• Work instructions
Give back the full listing, character for character, with no pictures.

• Data

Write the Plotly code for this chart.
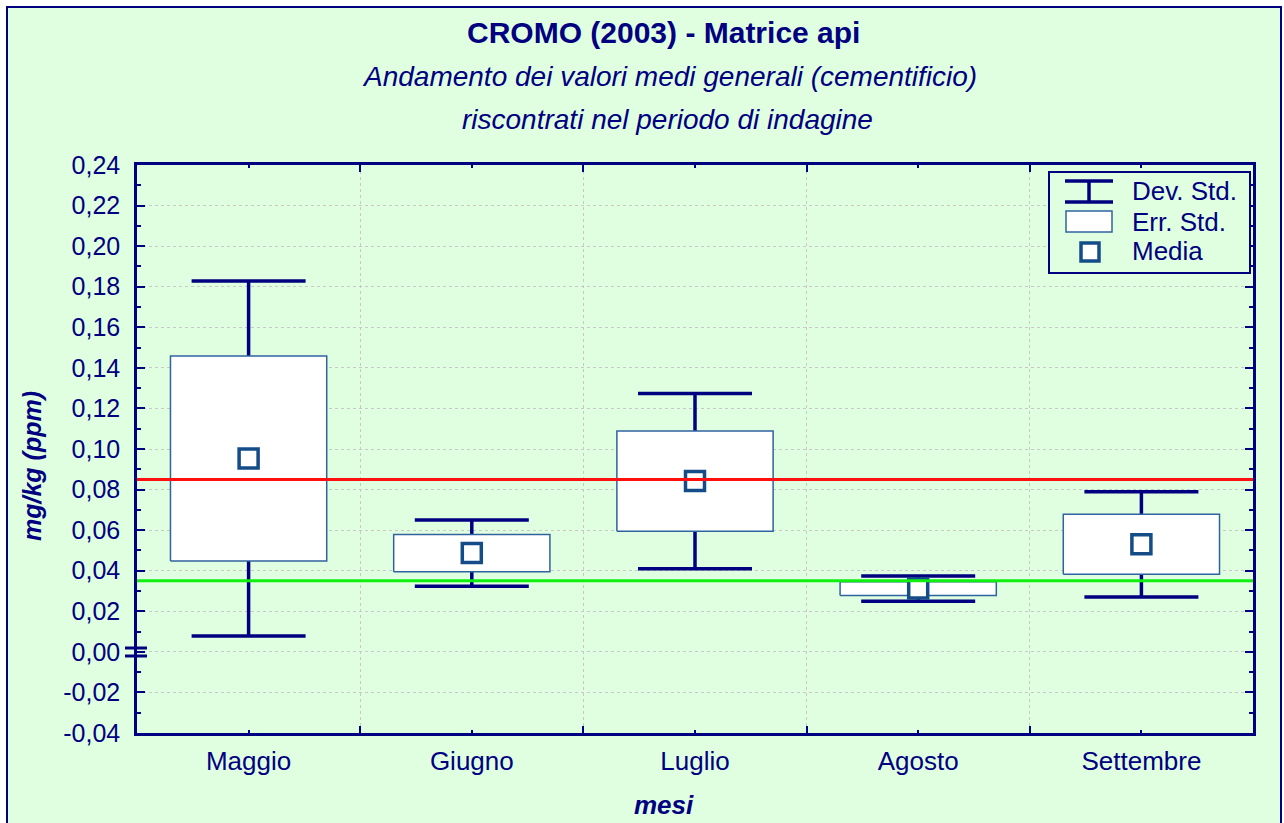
import plotly.graph_objects as go

mesi = ["Maggio", "Giugno", "Luglio", "Agosto", "Settembre"]
media = [0.0953, 0.0487, 0.0842, 0.0312, 0.0530]
err_std = [0.0505, 0.0092, 0.0247, 0.0034, 0.0148]
dev_std = [0.0875, 0.0163, 0.0432, 0.0062, 0.0259]
limite_rosso = 0.085
limite_verde = 0.035
y_ticks = [-0.04, -0.02, 0.0, 0.02, 0.04, 0.06, 0.08, 0.10, 0.12, 0.14, 0.16, 0.18, 0.20, 0.22, 0.24]
y_ticktext = [f"{v:.2f}".replace(".", ",") for v in y_ticks]

NAVY = "#000080"
BOXC = "#2F63A0"
MARK = "#144C88"
GREEN_BG = "#E0FFE0"

# plot area in pixels (used only for decorations in paper coords)
L, R, T, B = 137, 1253, 165, 733
def px(x):
    return (x - L) / (R - L)
def py(y):
    return (B - y) / (B - T)

xs = list(range(len(mesi)))

fig = go.Figure()

# whiskers (dev. std.)
fig.add_trace(go.Scatter(
    x=xs, y=media, mode="markers", marker=dict(size=1, opacity=0),
    error_y=dict(type="data", array=dev_std, color=NAVY, thickness=3.5, width=57),
    showlegend=False, hoverinfo="skip"))

# boxes (err. std.)
bx, by = [], []
for i, m, e in zip(xs, media, err_std):
    bx += [i - 0.35, i + 0.35, i + 0.35, i - 0.35, i - 0.35, None]
    by += [m - e, m - e, m + e, m + e, m - e, None]
fig.add_trace(go.Scatter(
    x=bx, y=by, mode="lines", fill="toself", fillcolor="white",
    line=dict(color=BOXC, width=1.5), showlegend=False, hoverinfo="skip"))

# means
fig.add_trace(go.Scatter(
    x=xs, y=media, mode="markers",
    marker=dict(symbol="square", size=19, color="white", line=dict(color=MARK, width=3.5)),
    showlegend=False))

# reference lines
fig.add_trace(go.Scatter(x=[-0.5, 4.5], y=[limite_rosso] * 2, mode="lines",
                         line=dict(color="#FF1010", width=3), showlegend=False))
fig.add_trace(go.Scatter(x=[-0.5, 4.5], y=[limite_verde] * 2, mode="lines",
                         line=dict(color="#10F010", width=3), showlegend=False))

shapes = []
# outer frame with green background
shapes.append(dict(type="rect", xref="paper", yref="paper", layer="below",
                   x0=px(7), x1=px(1281), y0=py(840), y1=py(7),
                   fillcolor=GREEN_BG, line=dict(color=NAVY, width=2)))
# axis break mark at 0
for yy in (648, 656):
    shapes.append(dict(type="line", xref="paper", yref="paper",
                       x0=px(125), x1=px(147), y0=py(yy), y1=py(yy),
                       line=dict(color=NAVY, width=3)))
# legend box
shapes.append(dict(type="rect", xref="paper", yref="paper",
                   x0=px(1049), x1=px(1250), y0=py(273), y1=py(172),
                   fillcolor=GREEN_BG, line=dict(color=NAVY, width=2)))
for yy in (181, 202):
    shapes.append(dict(type="line", xref="paper", yref="paper",
                       x0=px(1065), x1=px(1113), y0=py(yy), y1=py(yy),
                       line=dict(color=NAVY, width=3.5)))
shapes.append(dict(type="line", xref="paper", yref="paper",
                   x0=px(1089), x1=px(1089), y0=py(181), y1=py(202),
                   line=dict(color=NAVY, width=3.5)))
shapes.append(dict(type="rect", xref="paper", yref="paper",
                   x0=px(1066), x1=px(1112), y0=py(232), y1=py(211),
                   fillcolor="white", line=dict(color=BOXC, width=1.5)))
shapes.append(dict(type="rect", xref="paper", yref="paper",
                   x0=px(1081), x1=px(1099), y0=py(261), y1=py(243),
                   fillcolor="white", line=dict(color=MARK, width=3.5)))

FONT = "Liberation Sans, Arial, sans-serif"
annotations = [
    dict(text="<b>CROMO (2003) - Matrice api</b>", x=px(663), y=py(32), font=dict(size=30)),
    dict(text="<i>Andamento dei valori medi generali (cementificio)</i>", x=px(669), y=py(77), font=dict(size=28)),
    dict(text="<i>riscontrati nel periodo di indagine</i>", x=px(667), y=py(119), font=dict(size=28)),
    dict(text="<b><i>mg/kg (ppm)</i></b>", x=px(32), y=py(466), textangle=-90, font=dict(size=25)),
    dict(text="<b><i>mesi</i></b>", x=px(664), y=py(805), font=dict(size=26)),
]
for lbl, yy in (("Dev. Std.", 191), ("Err. Std.", 222), ("Media", 251)):
    annotations.append(dict(text=lbl, x=px(1130), y=py(yy), xanchor="left", font=dict(size=26)))
for a in annotations:
    a.update(xref="paper", yref="paper", showarrow=False)
    a.setdefault("xanchor", "center")
    a["yanchor"] = "middle"
    a["font"].update(color=NAVY, family=FONT)

fig.update_layout(
    width=1284, height=823,
    margin=dict(l=L, r=1284 - R, t=T, b=823 - B),
    paper_bgcolor="white", plot_bgcolor="white",
    font=dict(family=FONT, color=NAVY, size=25),
    shapes=shapes, annotations=annotations,
    showlegend=False,
)
fig.update_xaxes(
    range=[-0.5, 4.5], tickvals=xs, ticktext=mesi,
    ticks="inside", ticklen=3, tickwidth=2, tickcolor=NAVY,
    showgrid=False, zeroline=False,
    showline=True, linecolor=NAVY, linewidth=2.5, mirror="ticks",
    ticklabelstandoff=3,
    tickfont=dict(size=26, color=NAVY),
    minor=dict(tick0=0.5, dtick=1, ticks="inside", ticklen=7, tickwidth=2, tickcolor=NAVY,
               showgrid=True, gridcolor="#C8C8C8", griddash="dot", gridwidth=1),
)
fig.update_yaxes(
    range=[-0.04, 0.24], tickvals=y_ticks, ticktext=y_ticktext,
    ticks="inside", ticklen=8, tickwidth=2, tickcolor=NAVY,
    showgrid=True, gridcolor="#C8C8C8", griddash="dot", gridwidth=1,
    zeroline=False,
    showline=True, linecolor=NAVY, linewidth=2.5, mirror="ticks",
    ticklabelstandoff=9,
    tickfont=dict(size=25, color=NAVY),
    minor=dict(dtick=0.01, tick0=0, ticks="inside", ticklen=4, tickwidth=2, tickcolor=NAVY, showgrid=False),
)

fig.write_html("out.html", config={"displayModeBar": False},
               post_script="document.body.style.margin='0';")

• Final answer
Write the Plotly code for this chart.
import plotly.graph_objects as go

mesi = ["Maggio", "Giugno", "Luglio", "Agosto", "Settembre"]
media = [0.0953, 0.0487, 0.0842, 0.0312, 0.0530]
err_std = [0.0505, 0.0092, 0.0247, 0.0034, 0.0148]
dev_std = [0.0875, 0.0163, 0.0432, 0.0062, 0.0259]
limite_rosso = 0.085
limite_verde = 0.035
y_ticks = [-0.04, -0.02, 0.0, 0.02, 0.04, 0.06, 0.08, 0.10, 0.12, 0.14, 0.16, 0.18, 0.20, 0.22, 0.24]
y_ticktext = [f"{v:.2f}".replace(".", ",") for v in y_ticks]

NAVY = "#000080"
BOXC = "#2F63A0"
MARK = "#144C88"
GREEN_BG = "#E0FFE0"

# plot area in pixels (used only for decorations in paper coords)
L, R, T, B = 137, 1253, 165, 733
def px(x):
    return (x - L) / (R - L)
def py(y):
    return (B - y) / (B - T)

xs = list(range(len(mesi)))

fig = go.Figure()

# whiskers (dev. std.)
fig.add_trace(go.Scatter(
    x=xs, y=media, mode="markers", marker=dict(size=1, opacity=0),
    error_y=dict(type="data", array=dev_std, color=NAVY, thickness=3.5, width=57),
    showlegend=False, hoverinfo="skip"))

# boxes (err. std.)
bx, by = [], []
for i, m, e in zip(xs, media, err_std):
    bx += [i - 0.35, i + 0.35, i + 0.35, i - 0.35, i - 0.35, None]
    by += [m - e, m - e, m + e, m + e, m - e, None]
fig.add_trace(go.Scatter(
    x=bx, y=by, mode="lines", fill="toself", fillcolor="white",
    line=dict(color=BOXC, width=1.5), showlegend=False, hoverinfo="skip"))

# means
fig.add_trace(go.Scatter(
    x=xs, y=media, mode="markers",
    marker=dict(symbol="square", size=19, color="white", line=dict(color=MARK, width=3.5)),
    showlegend=False))

# reference lines
fig.add_trace(go.Scatter(x=[-0.5, 4.5], y=[limite_rosso] * 2, mode="lines",
                         line=dict(color="#FF1010", width=3), showlegend=False))
fig.add_trace(go.Scatter(x=[-0.5, 4.5], y=[limite_verde] * 2, mode="lines",
                         line=dict(color="#10F010", width=3), showlegend=False))

shapes = []
# outer frame with green background
shapes.append(dict(type="rect", xref="paper", yref="paper", layer="below",
                   x0=px(7), x1=px(1281), y0=py(840), y1=py(7),
                   fillcolor=GREEN_BG, line=dict(color=NAVY, width=2)))
# axis break mark at 0
for yy in (648, 656):
    shapes.append(dict(type="line", xref="paper", yref="paper",
                       x0=px(125), x1=px(147), y0=py(yy), y1=py(yy),
                       line=dict(color=NAVY, width=3)))
# legend box
shapes.append(dict(type="rect", xref="paper", yref="paper",
                   x0=px(1049), x1=px(1250), y0=py(273), y1=py(172),
                   fillcolor=GREEN_BG, line=dict(color=NAVY, width=2)))
for yy in (181, 202):
    shapes.append(dict(type="line", xref="paper", yref="paper",
                       x0=px(1065), x1=px(1113), y0=py(yy), y1=py(yy),
                       line=dict(color=NAVY, width=3.5)))
shapes.append(dict(type="line", xref="paper", yref="paper",
                   x0=px(1089), x1=px(1089), y0=py(181), y1=py(202),
                   line=dict(color=NAVY, width=3.5)))
shapes.append(dict(type="rect", xref="paper", yref="paper",
                   x0=px(1066), x1=px(1112), y0=py(232), y1=py(211),
                   fillcolor="white", line=dict(color=BOXC, width=1.5)))
shapes.append(dict(type="rect", xref="paper", yref="paper",
                   x0=px(1081), x1=px(1099), y0=py(261), y1=py(243),
                   fillcolor="white", line=dict(color=MARK, width=3.5)))

FONT = "Liberation Sans, Arial, sans-serif"
annotations = [
    dict(text="<b>CROMO (2003) - Matrice api</b>", x=px(663), y=py(32), font=dict(size=30)),
    dict(text="<i>Andamento dei valori medi generali (cementificio)</i>", x=px(669), y=py(77), font=dict(size=28)),
    dict(text="<i>riscontrati nel periodo di indagine</i>", x=px(667), y=py(119), font=dict(size=28)),
    dict(text="<b><i>mg/kg (ppm)</i></b>", x=px(32), y=py(466), textangle=-90, font=dict(size=25)),
    dict(text="<b><i>mesi</i></b>", x=px(664), y=py(805), font=dict(size=26)),
]
for lbl, yy in (("Dev. Std.", 191), ("Err. Std.", 222), ("Media", 251)):
    annotations.append(dict(text=lbl, x=px(1130), y=py(yy), xanchor="left", font=dict(size=26)))
for a in annotations:
    a.update(xref="paper", yref="paper", showarrow=False)
    a.setdefault("xanchor", "center")
    a["yanchor"] = "middle"
    a["font"].update(color=NAVY, family=FONT)

fig.update_layout(
    width=1284, height=823,
    margin=dict(l=L, r=1284 - R, t=T, b=823 - B),
    paper_bgcolor="white", plot_bgcolor="white",
    font=dict(family=FONT, color=NAVY, size=25),
    shapes=shapes, annotations=annotations,
    showlegend=False,
)
fig.update_xaxes(
    range=[-0.5, 4.5], tickvals=xs, ticktext=mesi,
    ticks="inside", ticklen=3, tickwidth=2, tickcolor=NAVY,
    showgrid=False, zeroline=False,
    showline=True, linecolor=NAVY, linewidth=2.5, mirror="ticks",
    ticklabelstandoff=3,
    tickfont=dict(size=26, color=NAVY),
    minor=dict(tick0=0.5, dtick=1, ticks="inside", ticklen=7, tickwidth=2, tickcolor=NAVY,
               showgrid=True, gridcolor="#C8C8C8", griddash="dot", gridwidth=1),
)
fig.update_yaxes(
    range=[-0.04, 0.24], tickvals=y_ticks, ticktext=y_ticktext,
    ticks="inside", ticklen=8, tickwidth=2, tickcolor=NAVY,
    showgrid=True, gridcolor="#C8C8C8", griddash="dot", gridwidth=1,
    zeroline=False,
    showline=True, linecolor=NAVY, linewidth=2.5, mirror="ticks",
    ticklabelstandoff=9,
    tickfont=dict(size=25, color=NAVY),
    minor=dict(dtick=0.01, tick0=0, ticks="inside", ticklen=4, tickwidth=2, tickcolor=NAVY, showgrid=False),
)

fig.write_html("out.html", config={"displayModeBar": False},
               post_script="document.body.style.margin='0';")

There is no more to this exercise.